Information shown ▸
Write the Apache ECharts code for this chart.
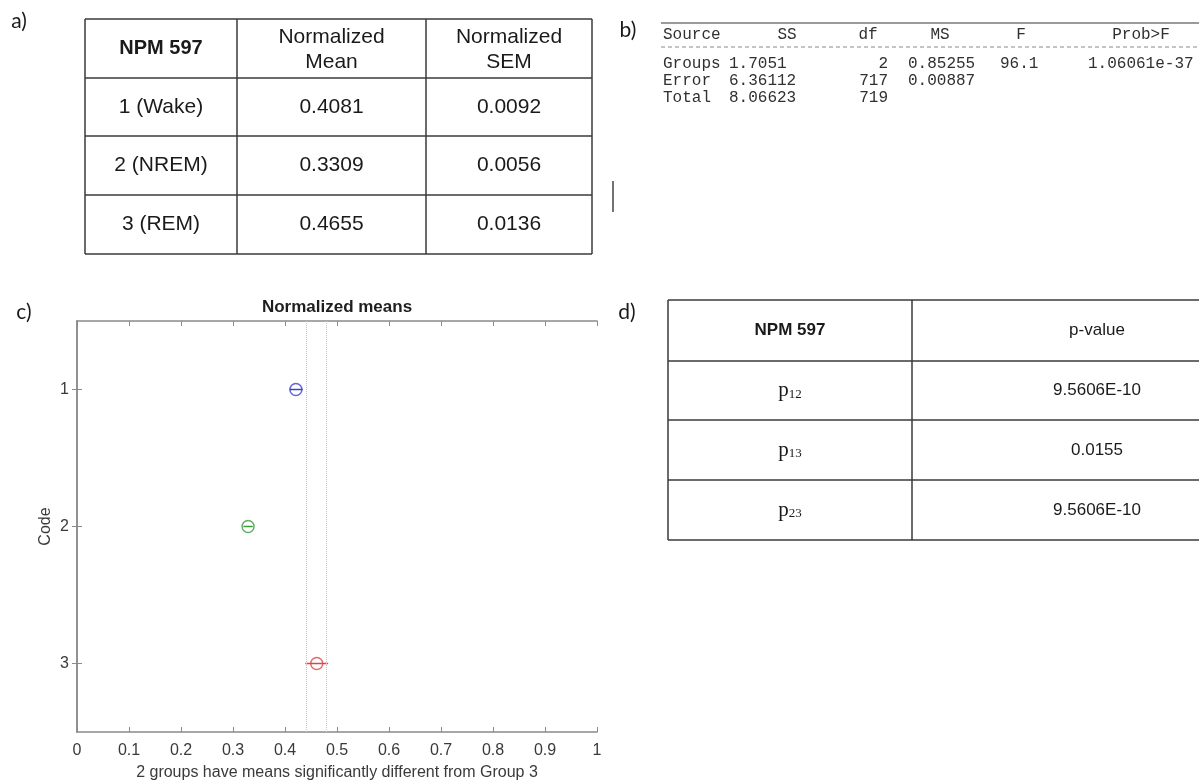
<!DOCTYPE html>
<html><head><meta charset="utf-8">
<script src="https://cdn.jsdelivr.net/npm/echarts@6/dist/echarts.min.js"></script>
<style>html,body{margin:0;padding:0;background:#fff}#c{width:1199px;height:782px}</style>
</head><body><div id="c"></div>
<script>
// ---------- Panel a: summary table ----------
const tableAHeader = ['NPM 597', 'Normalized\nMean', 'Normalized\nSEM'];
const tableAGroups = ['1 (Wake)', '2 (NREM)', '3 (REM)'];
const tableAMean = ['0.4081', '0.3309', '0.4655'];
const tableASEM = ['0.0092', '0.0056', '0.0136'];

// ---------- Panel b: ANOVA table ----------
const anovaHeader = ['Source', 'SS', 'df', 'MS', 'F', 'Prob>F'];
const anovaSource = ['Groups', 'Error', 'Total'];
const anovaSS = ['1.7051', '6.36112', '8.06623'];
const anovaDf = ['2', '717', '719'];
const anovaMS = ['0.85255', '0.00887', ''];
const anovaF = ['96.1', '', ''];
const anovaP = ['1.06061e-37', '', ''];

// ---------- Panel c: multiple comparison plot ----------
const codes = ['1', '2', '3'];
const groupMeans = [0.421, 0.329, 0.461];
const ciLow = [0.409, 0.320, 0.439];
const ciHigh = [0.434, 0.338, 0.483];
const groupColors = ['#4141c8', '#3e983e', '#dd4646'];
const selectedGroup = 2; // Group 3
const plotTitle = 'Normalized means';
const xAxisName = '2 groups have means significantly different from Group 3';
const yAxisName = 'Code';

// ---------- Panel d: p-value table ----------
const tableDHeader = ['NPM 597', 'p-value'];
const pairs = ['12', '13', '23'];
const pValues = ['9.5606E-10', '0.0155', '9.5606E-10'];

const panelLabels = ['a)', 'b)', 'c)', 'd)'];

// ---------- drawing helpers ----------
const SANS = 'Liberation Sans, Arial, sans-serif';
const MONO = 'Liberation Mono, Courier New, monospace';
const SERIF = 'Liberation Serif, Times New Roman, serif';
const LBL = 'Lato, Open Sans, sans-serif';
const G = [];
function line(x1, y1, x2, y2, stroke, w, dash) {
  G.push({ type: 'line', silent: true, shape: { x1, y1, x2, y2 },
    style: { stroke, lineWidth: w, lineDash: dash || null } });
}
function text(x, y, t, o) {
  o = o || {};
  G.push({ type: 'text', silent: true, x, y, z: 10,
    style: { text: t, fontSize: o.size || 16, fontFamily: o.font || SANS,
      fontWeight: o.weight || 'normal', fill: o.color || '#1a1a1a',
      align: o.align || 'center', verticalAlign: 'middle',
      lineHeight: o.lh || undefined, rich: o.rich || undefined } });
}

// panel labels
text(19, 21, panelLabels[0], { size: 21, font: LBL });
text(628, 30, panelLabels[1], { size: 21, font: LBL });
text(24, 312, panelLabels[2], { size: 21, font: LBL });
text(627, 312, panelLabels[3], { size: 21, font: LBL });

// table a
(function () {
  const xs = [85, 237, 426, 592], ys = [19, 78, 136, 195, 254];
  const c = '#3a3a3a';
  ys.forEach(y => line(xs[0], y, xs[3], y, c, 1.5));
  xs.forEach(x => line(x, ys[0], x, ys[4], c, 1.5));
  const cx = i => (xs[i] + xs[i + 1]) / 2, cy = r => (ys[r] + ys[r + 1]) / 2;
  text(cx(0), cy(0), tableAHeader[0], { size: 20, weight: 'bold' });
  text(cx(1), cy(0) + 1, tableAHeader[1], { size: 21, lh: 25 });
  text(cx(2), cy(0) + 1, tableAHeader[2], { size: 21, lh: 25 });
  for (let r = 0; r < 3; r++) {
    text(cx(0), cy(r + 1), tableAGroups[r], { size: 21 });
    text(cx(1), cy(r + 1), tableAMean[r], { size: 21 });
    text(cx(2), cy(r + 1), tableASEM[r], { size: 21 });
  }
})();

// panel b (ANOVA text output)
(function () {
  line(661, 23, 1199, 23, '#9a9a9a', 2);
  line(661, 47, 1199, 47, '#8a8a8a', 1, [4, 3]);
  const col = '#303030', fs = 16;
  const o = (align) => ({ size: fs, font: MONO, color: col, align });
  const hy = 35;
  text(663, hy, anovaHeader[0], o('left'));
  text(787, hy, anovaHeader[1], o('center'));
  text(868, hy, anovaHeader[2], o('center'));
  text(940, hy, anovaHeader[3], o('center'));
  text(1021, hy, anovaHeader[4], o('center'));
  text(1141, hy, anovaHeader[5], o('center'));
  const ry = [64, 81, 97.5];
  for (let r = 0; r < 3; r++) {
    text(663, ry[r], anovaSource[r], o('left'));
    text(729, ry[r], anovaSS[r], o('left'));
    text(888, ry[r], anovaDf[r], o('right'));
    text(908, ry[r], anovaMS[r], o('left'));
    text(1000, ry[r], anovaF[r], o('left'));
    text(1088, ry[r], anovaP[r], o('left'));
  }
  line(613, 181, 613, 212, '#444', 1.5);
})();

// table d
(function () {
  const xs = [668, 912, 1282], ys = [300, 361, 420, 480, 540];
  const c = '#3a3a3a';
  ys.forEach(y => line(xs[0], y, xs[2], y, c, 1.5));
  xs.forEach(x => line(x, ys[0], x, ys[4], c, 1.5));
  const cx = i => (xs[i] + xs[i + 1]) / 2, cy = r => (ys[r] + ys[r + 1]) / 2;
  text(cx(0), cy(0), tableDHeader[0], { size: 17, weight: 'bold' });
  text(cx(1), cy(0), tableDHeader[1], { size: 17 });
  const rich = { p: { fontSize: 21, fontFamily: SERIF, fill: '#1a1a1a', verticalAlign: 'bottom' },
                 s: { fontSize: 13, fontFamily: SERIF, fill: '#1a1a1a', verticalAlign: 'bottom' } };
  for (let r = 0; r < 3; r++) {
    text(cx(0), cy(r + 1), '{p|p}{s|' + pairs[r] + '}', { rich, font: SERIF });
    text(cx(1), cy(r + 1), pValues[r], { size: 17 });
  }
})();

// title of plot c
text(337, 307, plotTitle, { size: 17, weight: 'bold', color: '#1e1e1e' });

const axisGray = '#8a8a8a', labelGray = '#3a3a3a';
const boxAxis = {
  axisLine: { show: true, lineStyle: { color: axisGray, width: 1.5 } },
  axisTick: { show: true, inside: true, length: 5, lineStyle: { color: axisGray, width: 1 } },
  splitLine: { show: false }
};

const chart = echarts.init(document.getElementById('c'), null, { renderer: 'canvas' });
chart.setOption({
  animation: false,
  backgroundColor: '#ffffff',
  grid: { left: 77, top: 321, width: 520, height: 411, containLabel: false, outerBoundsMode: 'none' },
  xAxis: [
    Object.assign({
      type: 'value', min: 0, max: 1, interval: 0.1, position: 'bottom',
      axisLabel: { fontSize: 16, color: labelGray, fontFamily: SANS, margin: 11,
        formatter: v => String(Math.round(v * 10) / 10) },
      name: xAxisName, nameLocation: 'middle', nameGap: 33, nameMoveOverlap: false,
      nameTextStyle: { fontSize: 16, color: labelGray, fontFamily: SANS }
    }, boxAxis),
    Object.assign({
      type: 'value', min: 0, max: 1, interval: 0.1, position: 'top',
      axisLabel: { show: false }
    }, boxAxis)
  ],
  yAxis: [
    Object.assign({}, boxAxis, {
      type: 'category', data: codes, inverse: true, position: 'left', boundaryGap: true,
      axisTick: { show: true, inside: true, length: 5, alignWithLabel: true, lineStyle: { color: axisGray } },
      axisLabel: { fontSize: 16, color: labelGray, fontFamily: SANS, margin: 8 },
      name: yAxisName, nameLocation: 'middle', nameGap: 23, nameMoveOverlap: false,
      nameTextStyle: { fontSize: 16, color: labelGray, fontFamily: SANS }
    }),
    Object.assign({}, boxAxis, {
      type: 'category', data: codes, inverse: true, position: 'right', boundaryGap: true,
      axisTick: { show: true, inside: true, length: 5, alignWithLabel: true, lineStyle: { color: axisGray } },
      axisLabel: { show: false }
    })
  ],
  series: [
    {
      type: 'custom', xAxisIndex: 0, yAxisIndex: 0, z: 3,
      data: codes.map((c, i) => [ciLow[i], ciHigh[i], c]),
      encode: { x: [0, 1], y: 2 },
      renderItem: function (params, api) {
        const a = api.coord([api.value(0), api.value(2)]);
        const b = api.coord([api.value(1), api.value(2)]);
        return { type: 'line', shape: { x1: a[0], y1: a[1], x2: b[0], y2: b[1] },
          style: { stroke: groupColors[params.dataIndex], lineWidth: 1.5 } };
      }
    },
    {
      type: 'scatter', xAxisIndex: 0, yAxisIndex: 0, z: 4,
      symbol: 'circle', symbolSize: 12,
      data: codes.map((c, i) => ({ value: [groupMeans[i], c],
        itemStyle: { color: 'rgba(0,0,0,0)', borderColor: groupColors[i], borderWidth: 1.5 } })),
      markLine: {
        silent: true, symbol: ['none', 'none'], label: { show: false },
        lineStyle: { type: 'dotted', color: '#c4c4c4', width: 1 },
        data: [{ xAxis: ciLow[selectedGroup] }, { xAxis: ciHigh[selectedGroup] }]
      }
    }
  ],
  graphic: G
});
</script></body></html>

Challenge ▸ Please restate the material above line by line, exactly, beginning at its first line and ending with the line that contains "const panelLabels = ['a)', 'b)', 'c)', 'd)'];", without any pictures.

Full response ▸
Write the Apache ECharts code for this chart.
<!DOCTYPE html>
<html><head><meta charset="utf-8">
<script src="https://cdn.jsdelivr.net/npm/echarts@6/dist/echarts.min.js"></script>
<style>html,body{margin:0;padding:0;background:#fff}#c{width:1199px;height:782px}</style>
</head><body><div id="c"></div>
<script>
// ---------- Panel a: summary table ----------
const tableAHeader = ['NPM 597', 'Normalized\nMean', 'Normalized\nSEM'];
const tableAGroups = ['1 (Wake)', '2 (NREM)', '3 (REM)'];
const tableAMean = ['0.4081', '0.3309', '0.4655'];
const tableASEM = ['0.0092', '0.0056', '0.0136'];

// ---------- Panel b: ANOVA table ----------
const anovaHeader = ['Source', 'SS', 'df', 'MS', 'F', 'Prob>F'];
const anovaSource = ['Groups', 'Error', 'Total'];
const anovaSS = ['1.7051', '6.36112', '8.06623'];
const anovaDf = ['2', '717', '719'];
const anovaMS = ['0.85255', '0.00887', ''];
const anovaF = ['96.1', '', ''];
const anovaP = ['1.06061e-37', '', ''];

// ---------- Panel c: multiple comparison plot ----------
const codes = ['1', '2', '3'];
const groupMeans = [0.421, 0.329, 0.461];
const ciLow = [0.409, 0.320, 0.439];
const ciHigh = [0.434, 0.338, 0.483];
const groupColors = ['#4141c8', '#3e983e', '#dd4646'];
const selectedGroup = 2; // Group 3
const plotTitle = 'Normalized means';
const xAxisName = '2 groups have means significantly different from Group 3';
const yAxisName = 'Code';

// ---------- Panel d: p-value table ----------
const tableDHeader = ['NPM 597', 'p-value'];
const pairs = ['12', '13', '23'];
const pValues = ['9.5606E-10', '0.0155', '9.5606E-10'];

const panelLabels = ['a)', 'b)', 'c)', 'd)'];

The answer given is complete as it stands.